National Dental Association
- Formation: 1913
- Founder: Weston A. Price
- Type: Professional association
- Headquarters: Washington, D.C.
- Location: United States;
- Members: 7,000
- Official language: English
- Website: ndaonline.org

= National Dental Association =

American professional organization based in Washington, D.C.

The National Dental Association (NDA) is a professional association of minority dentists based in Washington, D.C., and operating in the United States, Canada and Latin America. Formed in 1913, it is the largest such association in the world. Among the aims of the NDA is extending dental treatment and education to impoverished, disabled or minority populations, as well as those who may not be able to seek proper care due to age. It also works to maintain professional standards in dentistry and to encourage dental careers among minority populations.

==History==
The seeds of the organization extend back to 1900. In that year, approximately 200 professionals gathered together to form Washington, D.C.'s Washington Society of Colored Dentists, which was retitled in 1907 to the Robert T. Freeman Dental Society. On May 1, 1901, a National Association of Colored Dentists was founded by dentist David A. Ferguson at Howard University College of Dentistry, but it failed to take hold, ceasing meetings after 1906. Since black dentists were still denied membership in such organizations as the American Dental Association, and since dentists felt sidelined in the African-American National Medical Association (NMA), Ferguson tried again in 1913, forming with a total of 29 black dentists the Tri-State Dental Association. The rapid expansion of this association required its renaming in 1918, when it became the Interstate Dental Association with members representing 14 states.
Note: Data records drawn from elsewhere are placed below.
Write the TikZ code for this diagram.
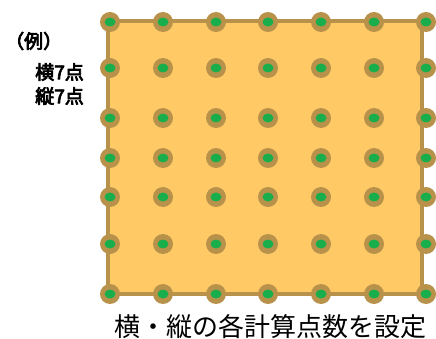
\documentclass[tikz,border=0pt]{standalone}
\usepackage{fontspec}
\usetikzlibrary{shapes.geometric}
\newfontfamily\jp{Noto Sans CJK JP}
\newfontfamily\jpbold{Noto Sans CJK JP}[FakeBold=4]
\definecolor{tan}{HTML}{B8914A}
\definecolor{board}{HTML}{FFC966}
\definecolor{pt}{HTML}{18AE4C}
\begin{document}
\begin{tikzpicture}[x=1pt,y=-1pt,
  dotouter/.style={circle,fill=tan,inner sep=0pt,minimum size=20pt},
  dotinner/.style={ellipse,fill=pt,inner sep=0pt,minimum width=11pt,minimum height=9pt},
  lbl/.style={font=\jpbold\fontsize{19}{21}\selectfont,inner sep=0pt},
  captext/.style={font=\jp\fontsize{26}{28}\selectfont,inner sep=0pt}]
\useasboundingbox (0,0) rectangle (436,339);
\draw[draw=tan,fill=board,line width=4.5pt] (108,21) rectangle (422,294);
\foreach \x [count=\i] in {110,163,216,268,321,374,426}{
  \foreach \y [count=\j] in {22,68,118,158,197,244,294}{
    \node[dotouter] (o\i\j) at (\x,\y) {};
    \node[dotinner] (g\i\j) at (\x,\y) {};
  }
}
\node[lbl,anchor=west] (ex) at (5,41) {（例）};
\node[lbl,anchor=east] (h) at (84,72) {横7点};
\node[lbl,anchor=east] (v) at (84,96) {縦7点};
\node[captext,anchor=east] (c) at (427,327) {横・縦の各計算点数を設定};
\end{tikzpicture}
\end{document}
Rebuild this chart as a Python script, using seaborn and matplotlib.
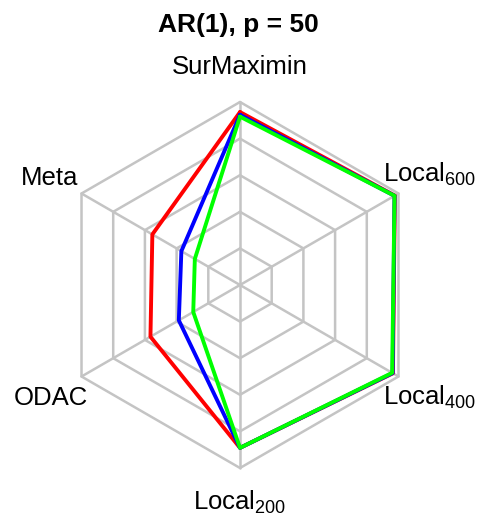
import numpy as np
import pandas as pd
import matplotlib
matplotlib.use("Agg")
import matplotlib.pyplot as plt
import seaborn as sns

axes_labels = ["SurMaximin", r"Local$_{\mathregular{600}}$", r"Local$_{\mathregular{400}}$",
               r"Local$_{\mathregular{200}}$", "ODAC", "Meta"]
series_names = ["Red", "Blue", "Green"]
red_vals = [0.945, 0.977, 0.965, 0.89, 0.565, 0.553]
blue_vals = [0.93, 0.975, 0.963, 0.89, 0.386, 0.37]
green_vals = [0.92, 0.975, 0.96, 0.89, 0.295, 0.285]
grid_levels = [0.2, 0.4, 0.6, 0.8, 1.0]
colors = {"Red": "#ff0000", "Blue": "#0000ff", "Green": "#00ff00"}

sns.set_style("white")
plt.rcParams["font.family"] = ["Liberation Sans", "DejaVu Sans"]
plt.rcParams["text.color"] = "black"
plt.rcParams["mathtext.fontset"] = "custom"
plt.rcParams["mathtext.rm"] = "Liberation Sans"
plt.rcParams["mathtext.it"] = "Liberation Sans"

n = len(axes_labels)
theta = np.linspace(0, 2 * np.pi, n, endpoint=False)

rows = []
for name, vals in zip(series_names, [red_vals, blue_vals, green_vals]):
    for i in range(n + 1):
        rows.append({"series": name, "theta": theta[i % n], "r": vals[i % n], "order": i})
df = pd.DataFrame(rows)

W, H = 483, 522
fig = plt.figure(figsize=(W / 100, H / 100), dpi=100)
cx, cy, R = 240, 285, 183
ax = fig.add_axes([(cx - R) / W, (H - cy - R) / H, 2 * R / W, 2 * R / H], projection="polar")
ax.set_theta_zero_location("N")
ax.set_theta_direction(-1)
ax.set_ylim(0, 1)
ax.grid(False)
ax.spines["polar"].set_visible(False)
ax.set_xticks([])
ax.set_yticks([])
ax.patch.set_alpha(0)

grid_color = "#c4c4c4"
tt = np.append(theta, theta[0])
for lev in grid_levels:
    ax.plot(tt, [lev] * (n + 1), color=grid_color, lw=1.8, zorder=1, clip_on=False)
for t in theta:
    ax.plot([t, t], [0, 1], color=grid_color, lw=1.8, zorder=1, clip_on=False)

sns.lineplot(data=df, x="theta", y="r", hue="series", units="series", estimator=None,
             sort=False, palette=colors, hue_order=series_names, lw=2.8, ax=ax,
             legend=False, zorder=3)
for line in ax.lines:
    line.set_clip_on(False)

fs = 18.5
def ftext(x, y, s, **kw):
    fig.text(x / W, 1 - y / H, s, fontsize=kw.pop("size", fs), va="baseline",
             color="black", **kw)

ftext(238, 32, "AR(1), p = 50", ha="center", fontweight="bold", size=19)
ftext(240, 74, axes_labels[0], ha="center")
ftext(383, 182, axes_labels[1], ha="left")
ftext(383, 405, axes_labels[2], ha="left")
ftext(240, 510, axes_labels[3], ha="center")
ftext(14, 405, axes_labels[4], ha="left")
ftext(21, 185, axes_labels[5], ha="left")

fig.savefig("out.png", dpi=100)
The organization continued to expand, including a 1928 affiliation with the recently formed Commonwealth Dental Society of New Jersey. At a meeting of the Commonwealth Dental Society of New Jersey in Bordentown in 1932, a national organization was proposed, and the Interstate Dental Association became the National Dental Association. In 1940, the NDA, which had formerly been associated with the NMA, went fully independent. In 1941, it issued a journal, The Bulletin, which was created and established by former president Dr. Stephen J. Lewis.

During the Civil Rights Movement, the NDA was active in encouraging reform, demanding that dental schools and professional organizations stop discrimination. In 1965, the American Dental Association changed its policies to urge the cessation of discrimination based on race, religion, ethnicity or creed among its member groups and affiliates.

Hazel J. Harper became the first female president of the NDA in 1997.

The NDA has grown beyond the national borders of the United States, adding members in Canada and the Caribbean. In 2009, it was working to expand into Africa and Saudi Arabia.

==Auxiliary organizations==
The NDA incorporates three auxiliary organizations, including the National Dental Assistants Association, the National Dental Hygienists' Association and the Student National Dental Association.

==Activities==
In addition to annual professional conferences, the NDA is also involved in educating future dentists. Under the National Dental Association Foundation (NDAF), founded in 1976, the NDA has with cooperation from Colgate-Palmolive been active in promoting research and scholarships at Howard University Dental School and Meharry Medical College School of Dentistry. In addition, members of the NDA are active in outreach, providing dental screening to children and offering services to residents of Jamaica, Trinidad and Guyana.